__Recorded data__.

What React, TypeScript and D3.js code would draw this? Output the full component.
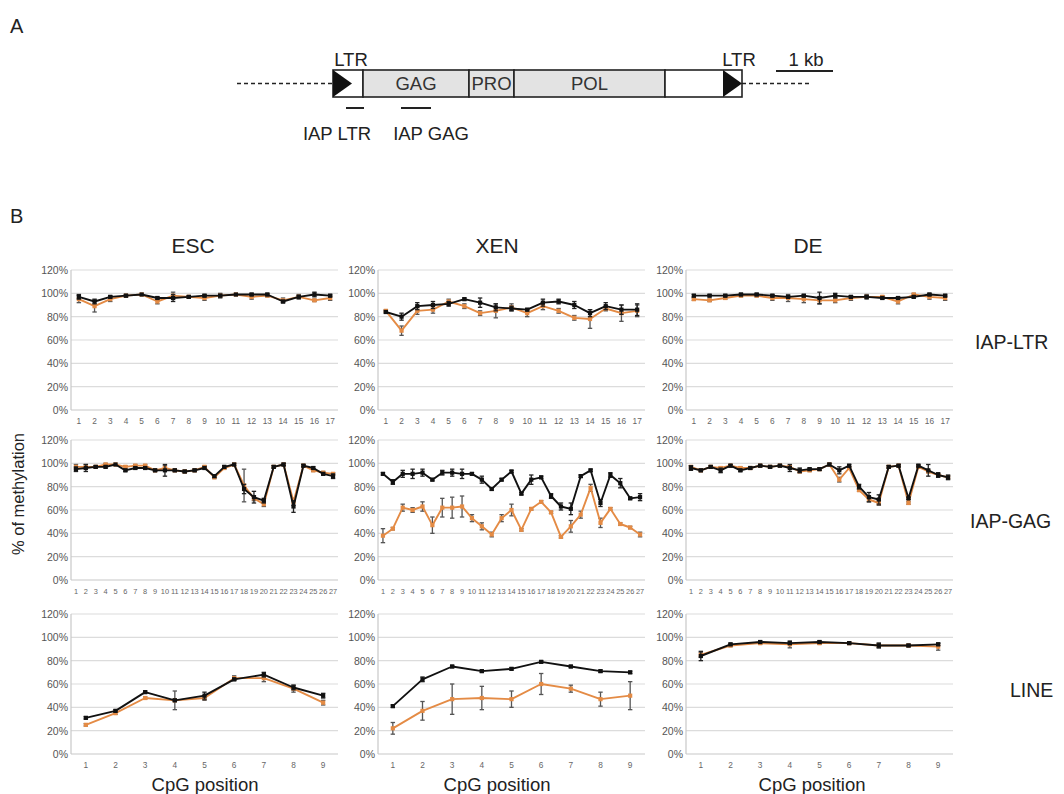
import React from "react";
import * as d3 from "d3";

// ---- labels ----
const cellTypes = ["ESC", "XEN", "DE"];
const regions = ["IAP-LTR", "IAP-GAG", "LINE"];
const ltrPositions = ["1", "2", "3", "4", "5", "6", "7", "8", "9", "10", "11", "12", "13", "14", "15", "16", "17"];
const gagPositions = ["1", "2", "3", "4", "5", "6", "7", "8", "9", "10", "11", "12", "13", "14", "15", "16", "17", "18", "19", "20", "21", "22", "23", "24", "25", "26", "27"];
const linePositions = ["1", "2", "3", "4", "5", "6", "7", "8", "9"];
const yTicks = [0, 20, 40, 60, 80, 100, 120];

// ---- methylation (%) : black and orange series with error bars ----
// ESC
const escLtrBlack = [97, 93, 97, 98, 99, 96, 96, 97, 98, 98, 99, 99, 99, 93, 97, 99, 98];
const escLtrBlackErr = [2, 2, 1, 1, 0, 1, 3, 1, 1, 1, 0, 1, 1, 1, 1, 2, 1];
const escLtrOrange = [95, 89, 95, 98, 99, 93, 98, 97, 96, 98, 99, 97, 98, 94, 97, 94, 96];
const escLtrOrangeErr = [3, 5, 2, 1, 0, 2, 3, 1, 2, 2, 0, 2, 1, 2, 2, 1, 2];

const escGagBlack = [95, 96, 97, 97, 99, 94, 96, 96, 94, 94, 94, 93, 94, 96, 89, 97, 99, 78, 71, 68, 97, 99, 63, 98, 96, 91, 89];
const escGagBlackErr = [2, 3, 1, 1, 0, 1, 1, 1, 1, 5, 1, 1, 1, 1, 1, 1, 0, 4, 5, 2, 1, 1, 5, 1, 1, 1, 2];
const escGagOrange = [97, 97, 97, 99, 99, 97, 98, 98, 94, 96, 94, 93, 94, 97, 88, 96, 99, 81, 70, 65, 97, 99, 67, 98, 94, 92, 91];
const escGagOrangeErr = [2, 2, 1, 1, 0, 1, 1, 1, 1, 2, 1, 1, 1, 1, 1, 1, 1, 14, 2, 2, 1, 1, 3, 1, 1, 1, 1];

const escLineBlack = [31, 37, 53, 46, 50, 64, 68, 57, 50];
const escLineBlackErr = [1, 1, 1, 1, 3, 1, 2, 2, 2];
const escLineOrange = [25, 35, 48, 46, 48, 65, 65, 56, 44];
const escLineOrangeErr = [1, 1, 1, 8, 2, 2, 3, 3, 2];

// XEN
const xenLtrBlack = [84, 80, 89, 90, 91, 95, 92, 88, 87, 86, 92, 93, 90, 83, 89, 86, 86];
const xenLtrBlackErr = [1, 3, 3, 3, 2, 1, 4, 3, 2, 1, 3, 2, 3, 3, 3, 4, 5];
const xenLtrOrange = [85, 68, 85, 86, 93, 89, 83, 85, 88, 83, 89, 85, 79, 78, 87, 83, 85];
const xenLtrOrangeErr = [1, 4, 3, 3, 2, 2, 2, 6, 3, 3, 3, 2, 2, 8, 2, 7, 5];

const xenGagBlack = [91, 84, 91, 91, 92, 86, 92, 92, 91, 91, 86, 78, 86, 93, 74, 86, 88, 72, 63, 61, 89, 94, 66, 90, 83, 70, 71];
const xenGagBlackErr = [1, 2, 3, 4, 3, 1, 2, 3, 4, 1, 3, 1, 1, 1, 1, 4, 1, 2, 3, 5, 1, 1, 3, 2, 4, 1, 3];
const xenGagOrange = [38, 44, 62, 60, 63, 47, 62, 62, 63, 53, 46, 39, 53, 60, 43, 61, 67, 58, 37, 46, 56, 79, 49, 61, 48, 45, 39];
const xenGagOrangeErr = [6, 1, 3, 2, 4, 7, 8, 9, 9, 3, 3, 2, 3, 5, 1, 1, 1, 1, 1, 5, 3, 3, 4, 1, 1, 1, 2];

const xenLineBlack = [41, 64, 75, 71, 73, 79, 75, 71, 70];
const xenLineBlackErr = [1, 2, 1, 1, 1, 1, 1, 1, 1];
const xenLineOrange = [22, 37, 47, 48, 47, 60, 56, 47, 50];
const xenLineOrangeErr = [5, 8, 13, 10, 7, 9, 3, 6, 12];

// DE
const deLtrBlack = [98, 98, 98, 99, 99, 98, 97, 98, 96, 98, 97, 97, 96, 96, 97, 99, 98];
const deLtrBlackErr = [1, 1, 1, 1, 1, 1, 1, 1, 5, 2, 1, 1, 1, 1, 1, 1, 1];
const deLtrOrange = [95, 94, 96, 98, 98, 96, 96, 95, 94, 94, 96, 97, 97, 93, 99, 97, 96];
const deLtrOrangeErr = [1, 1, 1, 1, 1, 2, 3, 3, 3, 2, 2, 2, 1, 2, 1, 2, 2];

const deGagBlack = [96, 94, 97, 94, 98, 94, 96, 98, 97, 98, 96, 94, 95, 95, 99, 94, 98, 80, 71, 69, 97, 98, 70, 98, 94, 90, 88];
const deGagBlackErr = [2, 1, 1, 2, 1, 1, 1, 1, 1, 1, 3, 2, 1, 1, 1, 3, 1, 2, 4, 4, 1, 1, 1, 1, 5, 2, 2];
const deGagOrange = [97, 94, 97, 96, 98, 96, 96, 98, 97, 98, 97, 93, 94, 95, 99, 86, 96, 77, 69, 66, 97, 98, 66, 97, 93, 90, 88];
const deGagOrangeErr = [1, 1, 1, 1, 1, 1, 1, 1, 1, 1, 1, 1, 1, 1, 1, 2, 1, 1, 2, 2, 1, 1, 1, 1, 1, 1, 1];

const deLineBlack = [84, 94, 96, 95, 96, 95, 93, 93, 94];
const deLineBlackErr = [4, 1, 1, 1, 1, 1, 2, 1, 1];
const deLineOrange = [85, 93, 95, 94, 95, 95, 93, 93, 92];
const deLineOrangeErr = [2, 1, 1, 3, 1, 1, 2, 1, 3];

// ---- layout ----
const W = 1064;
const H = 794;
const colLeft = [71, 378, 686];
const plotW = 267;
const rowTop = [270, 440, 614];
const rowBottom = [410, 580, 754];
const FONT = "'Liberation Sans', Arial, sans-serif";
const BLACK = "#111111";
const ORANGE = "#E48B45";

type Panel = {
  row: number;
  col: number;
  positions: string[];
  black: number[];
  blackErr: number[];
  orange: number[];
  orangeErr: number[];
};

const positionsByRow = [ltrPositions, gagPositions, linePositions];
const seriesGrid = [
  [
    [escLtrBlack, escLtrBlackErr, escLtrOrange, escLtrOrangeErr],
    [xenLtrBlack, xenLtrBlackErr, xenLtrOrange, xenLtrOrangeErr],
    [deLtrBlack, deLtrBlackErr, deLtrOrange, deLtrOrangeErr],
  ],
  [
    [escGagBlack, escGagBlackErr, escGagOrange, escGagOrangeErr],
    [xenGagBlack, xenGagBlackErr, xenGagOrange, xenGagOrangeErr],
    [deGagBlack, deGagBlackErr, deGagOrange, deGagOrangeErr],
  ],
  [
    [escLineBlack, escLineBlackErr, escLineOrange, escLineOrangeErr],
    [xenLineBlack, xenLineBlackErr, xenLineOrange, xenLineOrangeErr],
    [deLineBlack, deLineBlackErr, deLineOrange, deLineOrangeErr],
  ],
];

const panels: Panel[] = [];
seriesGrid.forEach((rowSeries, row) =>
  rowSeries.forEach(([black, blackErr, orange, orangeErr], col) =>
    panels.push({ row, col, positions: positionsByRow[row], black, blackErr, orange, orangeErr })
  )
);

function Series({ values, errs, x, y, positions, color, errColor }: any) {
  const line = d3
    .line<number>()
    .x((_, i) => (x(positions[i]) as number) + x.bandwidth() / 2)
    .y((v) => y(v));
  const m = 4.2;
  return (
    <g>
      {values.map((v: number, i: number) => {
        const cx = (x(positions[i]) as number) + x.bandwidth() / 2;
        const e = errs[i];
        if (!e) return null;
        return (
          <g key={"e" + i} stroke={errColor} strokeWidth={1.3}>
            <line x1={cx} x2={cx} y1={y(v - e)} y2={y(v + e)} />
            <line x1={cx - 2.2} x2={cx + 2.2} y1={y(v - e)} y2={y(v - e)} />
            <line x1={cx - 2.2} x2={cx + 2.2} y1={y(v + e)} y2={y(v + e)} />
          </g>
        );
      })}
      <path d={line(values) || ""} fill="none" stroke={color} strokeWidth={1.9} strokeLinejoin="round" />
      {values.map((v: number, i: number) => {
        const cx = (x(positions[i]) as number) + x.bandwidth() / 2;
        return <rect key={"m" + i} x={cx - m / 2} y={y(v) - m / 2} width={m} height={m} fill={color} />;
      })}
    </g>
  );
}

function ChartPanel({ p }: { p: Panel }) {
  const left = colLeft[p.col];
  const top = rowTop[p.row];
  const bottom = rowBottom[p.row];
  const x = d3.scaleBand<string>().domain(p.positions).range([left, left + plotW]);
  const y = d3.scaleLinear().domain([0, 120]).range([bottom, top]);
  const dense = p.positions.length > 20;
  return (
    <g>
      {yTicks.map((t) => (
        <g key={t}>
          <line x1={left} x2={left + plotW} y1={y(t)} y2={y(t)} stroke={t === 0 ? "#c8c8c8" : "#dcdcdc"} strokeWidth={1.2} />
          <text x={left - 3} y={y(t) + 4} textAnchor="end" fontSize={10.5} fill="#555" fontFamily={FONT}>
            {t + "%"}
          </text>
        </g>
      ))}
      <line x1={left} x2={left} y1={top} y2={bottom} stroke="#c8c8c8" strokeWidth={1.2} />
      {p.positions.map((c) => (
        <text
          key={c}
          x={(x(c) as number) + x.bandwidth() / 2}
          y={bottom + 14}
          textAnchor="middle"
          fontSize={dense ? 7.4 : 8.3}
          fill="#666"
          fontFamily={FONT}
        >
          {c}
        </text>
      ))}
      <Series values={p.orange} errs={p.orangeErr} x={x} y={y} positions={p.positions} color={ORANGE} errColor="#555" />
      <Series values={p.black} errs={p.blackErr} x={x} y={y} positions={p.positions} color={BLACK} errColor="#222" />
    </g>
  );
}

function GenomeMap() {
  const ty = 70;
  const bh = 27;
  const cy = ty + bh / 2;
  const segs = [
    { x0: 333, x1: 363, fill: "#ffffff", label: "" },
    { x0: 363, x1: 469, fill: "#e3e3e3", label: "GAG" },
    { x0: 469, x1: 514, fill: "#e3e3e3", label: "PRO" },
    { x0: 514, x1: 665, fill: "#e3e3e3", label: "POL" },
    { x0: 665, x1: 742, fill: "#ffffff", label: "" },
  ];
  return (
    <g fontFamily={FONT} fill="#222">
      <line x1={237} x2={333} y1={cy} y2={cy} stroke="#222" strokeWidth={1.6} strokeDasharray="4,3" />
      <line x1={742} x2={812} y1={cy} y2={cy} stroke="#222" strokeWidth={1.6} strokeDasharray="4,3" />
      {segs.map((s, i) => (
        <g key={i}>
          <rect x={s.x0} y={ty} width={s.x1 - s.x0} height={bh} fill={s.fill} stroke="#222" strokeWidth={1.6} />
          {s.label && (
            <text x={(s.x0 + s.x1) / 2} y={cy + 6.5} textAnchor="middle" fontSize={18.5} fill="#333">
              {s.label}
            </text>
          )}
        </g>
      ))}
      <path d={`M333,${ty} L352,${cy} L333,${ty + bh} Z`} fill="#111" />
      <path d={`M723,${ty} L742,${cy} L723,${ty + bh} Z`} fill="#111" />
      <text x={351} y={66} textAnchor="middle" fontSize={18.5}>LTR</text>
      <text x={739} y={66} textAnchor="middle" fontSize={18.5}>LTR</text>
      <line x1={776} x2={833} y1={71} y2={71} stroke="#222" strokeWidth={1.8} />
      <text x={806} y={66} textAnchor="middle" fontSize={18.5}>1 kb</text>
      <line x1={346} x2={364} y1={108} y2={108} stroke="#222" strokeWidth={2} />
      <line x1={401} x2={431} y1={108} y2={108} stroke="#222" strokeWidth={2} />
      <text x={337} y={140} textAnchor="middle" fontSize={18.5}>IAP LTR</text>
      <text x={431} y={140} textAnchor="middle" fontSize={18.5}>IAP GAG</text>
    </g>
  );
}

export default function App() {
  const titleX = [193, 497, 808];
  const cpgX = [205, 497, 812];
  const regionX = [975, 970, 1010];
  const regionY = [349, 528, 697];
  return (
    <svg width={W} height={H} style={{ position: "absolute", left: 0, top: 0, background: "#fff" }}>
      <rect width={W} height={H} fill="#fff" />
      <text x={10} y={33} fontSize={20} fontFamily={FONT} fill="#222">A</text>
      <text x={10} y={223} fontSize={20} fontFamily={FONT} fill="#222">B</text>
      <GenomeMap />
      {cellTypes.map((c, i) => (
        <text key={c} x={titleX[i]} y={253} textAnchor="middle" fontSize={21} fontFamily={FONT} fill="#222">
          {c}
        </text>
      ))}
      {regions.map((r, i) => (
        <text key={r} x={regionX[i]} y={regionY[i]} fontSize={19.5} fontFamily={FONT} fill="#222">
          {r}
        </text>
      ))}
      <text
        transform="translate(24,494) rotate(-90)"
        textAnchor="middle"
        fontSize={16.5}
        fontFamily={FONT}
        fill="#222"
      >
        % of methylation
      </text>
      {cpgX.map((cx, i) => (
        <text key={i} x={cx} y={791} textAnchor="middle" fontSize={18.5} fontFamily={FONT} fill="#222">
          CpG position
        </text>
      ))}
      {panels.map((p, i) => (
        <ChartPanel key={i} p={p} />
      ))}
    </svg>
  );
}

__What you will do__. Leave out any pictures, please, and quote only the lines from the top of the data through the line that contains "1, 2, 2, 1, 2];".

__Correct result__.
What React, TypeScript and D3.js code would draw this? Output the full component.
import React from "react";
import * as d3 from "d3";

// ---- labels ----
const cellTypes = ["ESC", "XEN", "DE"];
const regions = ["IAP-LTR", "IAP-GAG", "LINE"];
const ltrPositions = ["1", "2", "3", "4", "5", "6", "7", "8", "9", "10", "11", "12", "13", "14", "15", "16", "17"];
const gagPositions = ["1", "2", "3", "4", "5", "6", "7", "8", "9", "10", "11", "12", "13", "14", "15", "16", "17", "18", "19", "20", "21", "22", "23", "24", "25", "26", "27"];
const linePositions = ["1", "2", "3", "4", "5", "6", "7", "8", "9"];
const yTicks = [0, 20, 40, 60, 80, 100, 120];

// ---- methylation (%) : black and orange series with error bars ----
// ESC
const escLtrBlack = [97, 93, 97, 98, 99, 96, 96, 97, 98, 98, 99, 99, 99, 93, 97, 99, 98];
const escLtrBlackErr = [2, 2, 1, 1, 0, 1, 3, 1, 1, 1, 0, 1, 1, 1, 1, 2, 1];
const escLtrOrange = [95, 89, 95, 98, 99, 93, 98, 97, 96, 98, 99, 97, 98, 94, 97, 94, 96];
const escLtrOrangeErr = [3, 5, 2, 1, 0, 2, 3, 1, 2, 2, 0, 2, 1, 2, 2, 1, 2];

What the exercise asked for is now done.